Substantial Building Design

Sustainable building design is an integrated holistic approach with designing buildings that use substantially less energy by reducing consumption of non-renewable resources, greenhouse gas emissions, minimize waste, and create healthy, productive environments thereby improving building performance all phases of a building's life-cycle, including design, construction, operation decommissioning. This should be achieved through the sustainable design of buildings including their location, grouping, orientation and layout, making use of passive solar heating and natural daylight and ventilation.

The main objective of creating Substantial Building Design is to provide net zero energy buildings & carbon-neutral buildings. Carbon neutral buildings use no energy from external power grids and reduce carbon emissions to help mitigate climate change; reduce dependence on oil power, fuel imports, and the use of fossil fuels in general; and promote environmental sustainability leading to enhance natural resources and prevent environmental pollution to bring about a continual improvement in its environmental performance."

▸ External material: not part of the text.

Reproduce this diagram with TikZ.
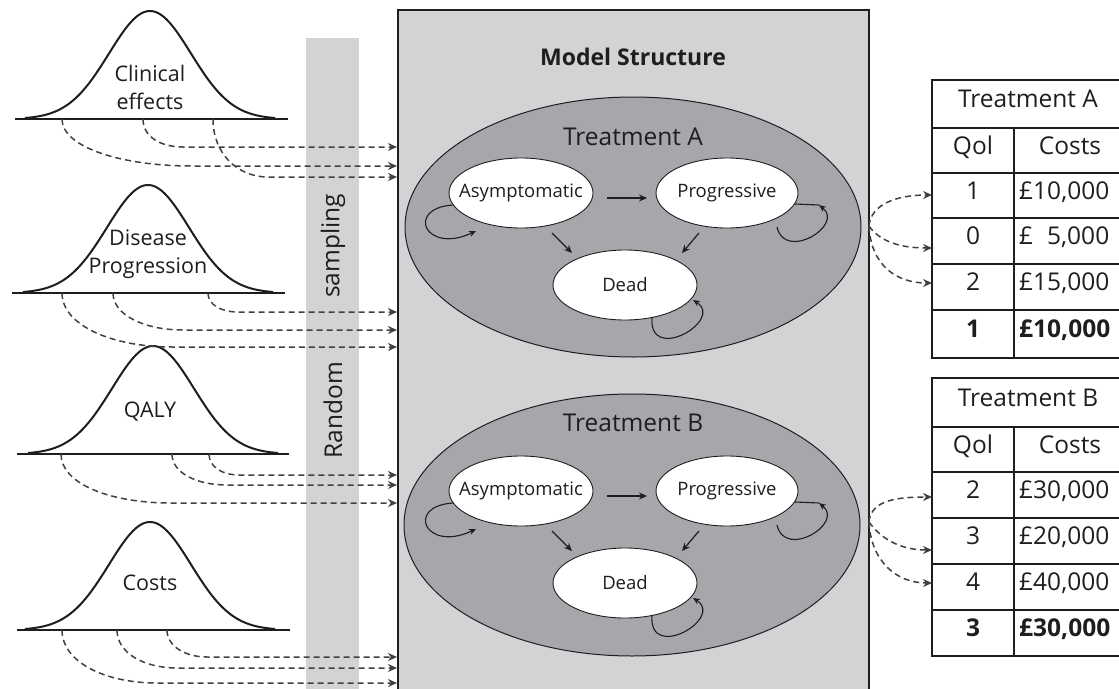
\documentclass[tikz,border=0pt]{standalone}
\usepackage{fontspec}
\setmainfont{Open Sans}
\usetikzlibrary{arrows.meta,calc,shapes.geometric}
\definecolor{boxgray}{HTML}{D2D3D5}
\definecolor{ellgray}{HTML}{A6A7AB}
\definecolor{ink}{HTML}{1E1E1E}
\definecolor{dashc}{HTML}{404040}
\tikzset{
  bellcurve/.style={draw=ink, line width=2pt},
  baseln/.style={draw=ink, line width=1.6pt},
  dcon/.style={draw=dashc, line width=1.5pt, dash pattern=on 6pt off 4pt, -{Stealth[length=9pt,width=8pt]}},
  statefont/.style={font=\fontsize{18.5}{22}\selectfont, text=ink, inner sep=0pt},
  state/.style={ellipse, draw=ink, line width=0.9pt, fill=white, minimum width=144pt, minimum height=70pt, inner sep=0pt},
  treat/.style={ellipse, draw=ink, line width=1pt, fill=ellgray, minimum width=456pt, minimum height=260pt, inner sep=0pt},
  sarrow/.style={draw=ink, line width=1.2pt, -{Stealth[length=8pt,width=7pt]}},
  looparr/.style={draw=ink, line width=1.1pt, -{Stealth[length=7pt,width=6pt]}},
  loopline/.style={draw=ink, line width=1.1pt},
  belllabel/.style={font=\fontsize{21.5}{28}\selectfont, text=ink, align=center, inner sep=0pt},
  striplabel/.style={font=\fontsize{24.5}{28}\selectfont, text=ink, rotate=90, inner sep=0pt},
  tlabel/.style={font=\fontsize{24.5}{28}\selectfont, text=ink, inner sep=0pt},
  tabl/.style={draw=ink, line width=1.5pt},
  tabtxt/.style={font=\fontsize{24.5}{28}\selectfont, text=ink, inner sep=0pt, text height=0.714em, text depth=0pt},
  tabbold/.style={tabtxt, font=\bfseries\fontsize{24.5}{28}\selectfont},
}
\newcommand\bellshape[4]{% center x, baseline y, line from, line to
  \draw[baseln] (#3,#2) -- (#4,#2);
  \draw[bellcurve] plot[domain=-125:125, samples=100, smooth] ({#1+\x},{#2-108*exp(-0.5*(\x/41)*(\x/41))});
}
\newcommand\leftarr[4]{% tick, tip, first control drop, curve width
  \draw[dcon] (#1) .. controls +(0,#3) and +({-0.55*#4},0) .. ($(#1 |- #2)+(#4,0)$) -- (#2);
}
\newcommand\markov[2]{%
  \node[state, label={[statefont]center:Asymptomatic}] (as#1) at (521,#2) {};
  \node[state, minimum width=142pt, label={[statefont]center:Progressive}] (pr#1) at (727,#2) {};
  \node[state, label={[statefont]center:Dead}] (de#1) at (625,{#2+92}) {};
  \draw[sarrow] ($(as#1)+(86,5)$) -- ($(pr#1)+(-80,5)$);
  \draw[sarrow] ($(as#1)+(31,40)$) -- ($(de#1)+(-53,-32)$);
  \draw[sarrow] ($(pr#1)+(-28,40)$) -- ($(de#1)+(57,-32)$);
  \draw[looparr] ($(as#1)+(-68,12)$) .. controls +(-48,3) and +(-51,24) .. ($(as#1)+(-45,38)$);
  \draw[loopline] ($(pr#1)+(92,12)$) -- ($(pr#1)+(68,11)$);
  \draw[looparr] ($(pr#1)+(50,34)$) .. controls +(8,35) and +(26,20) .. ($(pr#1)+(92,12)$);
  \draw[looparr] ($(de#1)+(27,32)$) .. controls +(-4,48) and +(32,20) .. ($(de#1)+(68,15)$);
}
\begin{document}
\begin{tikzpicture}[x=1pt,y=-1pt]
\useasboundingbox (0,0) rectangle (1119,688);

% random sampling strip
\fill[boxgray] (306,38) rectangle (359,700);
\node[striplabel] (samp) at (333,246) {sampling};
\node[striplabel] (rand) at (333,410) {Random};

% model structure box
\node[draw=ink, line width=1.5pt, fill=boxgray, minimum width=471pt, minimum height=700pt, anchor=north west, inner sep=0pt] (model) at (397,9) {};
\node[font=\bfseries\fontsize{23}{28}\selectfont, text=ink] (mtitle) at (633,57) {Model Structure};

% treatment ellipses
\node[treat] (eA) at (633,227) {};
\node[tlabel] (labA) at (633,137) {Treatment A};
\markov{A}{193}
\node[treat, minimum height=262pt] (eB) at (632,525) {};
\node[tlabel] (labB) at (633,423) {Treatment B};
\markov{B}{491}

% bell curves
\bellshape{150}{119}{15}{288}
\node[belllabel] (lclin) at (150,87) {Clinical\\effects};
\bellshape{148}{293}{12}{285}
\node[belllabel] (ldis) at (148,254) {Disease\\Progression};
\bellshape{153}{454}{17}{289}
\node[belllabel] (lqaly) at (150,412) {QALY};
\bellshape{150}{630}{17}{290}
\node[belllabel] (lcost) at (150,583) {Costs};

% tick points and arrow tips
\coordinate (k11) at (143,119); \coordinate (k12) at (62,119);  \coordinate (k13) at (213,119);
\coordinate (p11) at (397,147); \coordinate (p12) at (397,166); \coordinate (p13) at (397,177);
\coordinate (k21) at (208,293); \coordinate (k22) at (113,293); \coordinate (k23) at (62,293);
\coordinate (p21) at (397,312); \coordinate (p22) at (397,330); \coordinate (p23) at (397,347);
\coordinate (k31) at (209,454); \coordinate (k32) at (172,454); \coordinate (k33) at (61,454);
\coordinate (p31) at (397,475); \coordinate (p32) at (397,485); \coordinate (p33) at (397,503);
\coordinate (k41) at (167,630); \coordinate (k42) at (117,630); \coordinate (k43) at (62,630);
\coordinate (p41) at (397,657); \coordinate (p42) at (397,668); \coordinate (p43) at (397,683);

\leftarr{k11}{p11}{18}{40}
\leftarr{k12}{p12}{28}{130}
\leftarr{k13}{p13}{35}{55}
\leftarr{k21}{p21}{12}{30}
\leftarr{k22}{p22}{22}{70}
\leftarr{k23}{p23}{32}{110}
\leftarr{k31}{p31}{13}{30}
\leftarr{k32}{p32}{19}{55}
\leftarr{k33}{p33}{30}{110}
\leftarr{k41}{p41}{16}{40}
\leftarr{k42}{p42}{23}{60}
\leftarr{k43}{p43}{32}{95}

% table A
\draw[tabl] (932,80) rectangle (1130,358);
\foreach \yy in {128,173,218,264,310} \draw[tabl] (932,\yy) -- (1130,\yy);
\draw[tabl] (1014,128) -- (1014,358);
\node[tabtxt] (tAh) at (1028,104) {Treatment A};
\node[tabtxt] (tAq) at (973,150.5) {Qol};
\node[tabtxt] (tAc) at (1070,150.5) {Costs};
\node[tabtxt] (tA1q) at (973,195.5) {1};
\node[tabtxt, anchor=west] (tA1c) at (1019,195.5) {£10,000};
\node[tabtxt] (tA2q) at (973,241) {0};
\node[tabtxt, anchor=west] (tA2c) at (1019,241) {£\hphantom{1}5,000};
\node[tabtxt] (tA3q) at (973,287) {2};
\node[tabtxt, anchor=west] (tA3c) at (1019,287) {£15,000};
\node[tabbold] (tA4q) at (973,334) {1};
\node[tabbold, anchor=west] (tA4c) at (1019,334) {£10,000};

% table B
\draw[tabl] (932,378) rectangle (1130,656);
\foreach \yy in {427,472,518,564,610} \draw[tabl] (932,\yy) -- (1130,\yy);
\draw[tabl] (1014,427) -- (1014,656);
\node[tabtxt] (tBh) at (1028,402.5) {Treatment B};
\node[tabtxt] (tBq) at (973,449.5) {Qol};
\node[tabtxt] (tBc) at (1070,449.5) {Costs};
\node[tabtxt] (tB1q) at (973,495) {2};
\node[tabtxt, anchor=west] (tB1c) at (1019,495) {£30,000};
\node[tabtxt] (tB2q) at (973,541) {3};
\node[tabtxt, anchor=west] (tB2c) at (1019,541) {£20,000};
\node[tabtxt] (tB3q) at (973,587) {4};
\node[tabtxt, anchor=west] (tB3c) at (1019,587) {£40,000};
\node[tabbold] (tB4q) at (973,633) {3};
\node[tabbold, anchor=west] (tB4c) at (1019,633) {£30,000};

% output arrows
\coordinate (sA) at (869,226);
\coordinate (rA1) at (932,195); \coordinate (rA2) at (932,248); \coordinate (rA3) at (932,283);
\draw[dcon] (sA) .. controls +(2,-22) and +(-35,0) .. (rA1);
\draw[dcon] (sA) .. controls +(10,14) and +(-35,0) .. (rA2);
\draw[dcon] (sA) .. controls +(2,40) and +(-35,0) .. (rA3);
\coordinate (sB) at (869,522);
\coordinate (rB1) at (932,497); \coordinate (rB2) at (932,550); \coordinate (rB3) at (932,583);
\draw[dcon] (sB) .. controls +(2,-22) and +(-35,0) .. (rB1);
\draw[dcon] (sB) .. controls +(10,14) and +(-35,0) .. (rB2);
\draw[dcon] (sB) .. controls +(2,40) and +(-35,0) .. (rB3);
\end{tikzpicture}
\end{document}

Good environmental practice is the complement to good economic practice. Measures to reduce the consumption of energy and water will result in substantial financial cost savings over the lifetime of the building. Cost savings that might seem marginal at today's prices could well increase considerably as these price rises come into effect throughout the life of the building.

Financial assessments of any project will be depend on the building's Whole Life Costs, including its design, construction, running and eventual deconstruction.

Design teams should make the integrated passive design in a way which ensures that design features are built into the design of new buildings from the earliest stages of the design process to maximize the possibilities for reducing environmental impact and running costs of the building over its lifetime. They should be able to demonstrate a proven track record in the successful design and construction of buildings using integrated passive design principles.

• The sizing, positioning and detailing windows should be made in order to get the most benefit from the sun while avoiding overheating in summer and heat loss in winter.
• Generating sufficiently exposed thermal mass to store heat from the sun in the winter and act as a heat sink for cooling in the summer. The benefits of thermal mass are often lost through excessive wall, ceiling and floor coverings
• Maintaining high levels of insulation in order to minimize unwanted heat loss or heat gains through the roof, walls, doors, windows and floors. building fabric should be constructed assuring no reasonable avoidable thermal bridges present in the insulation layers cause by gaps within the various elements, at the joints between elements and at the edges of elements
• Designing clear and robustly controlled air flows through buildings for daytime and night time cooling. Building air-tightness forms a critical component for achieving effective natural ventilation
• In order to provide confidence in the construction process there should be an appropriate system of site inspection with the building.
• After the completion of the building air permeability and pressure testing; and commissioning of the building services systems should be done.
• Achieving good air tightness performance is also a good indicator of good construction practice.
• Design teams should demonstrate clearly how the building will cope in so far as it is practicable with the effects of climate change.
• The design of drainage systems and below-ground works should take into account the possibility of increased maximum run-off rates, increased risk of flooding and rising groundwater levels
• Locally sourced and/or reclaimed material should be used wherever possible.
• Major building elements (i.e. upper floor slab, external walls, roof and windows) should achieve an overall 'A' rating. In the choice of materials consideration should be given to the embodied energy of any given material
• Insolents should not contain, or require during manufacture, ozone-depleting substances.
• Paints and other wall coverings should be low or free of volatile organic compounds (VOCs).
• Substances containing CFCs (chlorofluorocarbons) and HCFCs (hydrofluorocarbons) should be avoided.
• All laboratory wastewater systems should be segregated from domestic wastewater systems. External drainage systems should be based on Sustainable Urban Drainage Systems requirements to help manage run-off that might otherwise cause flooding and also help to preserve water resources.
• Contractors should develop a construction waste minimization plan. Key waste streams should be identified at the start of the project and measures implemented to reduce these wastes.
• On completion, new buildings should be subject to POE (Post Occupancy Evaluation).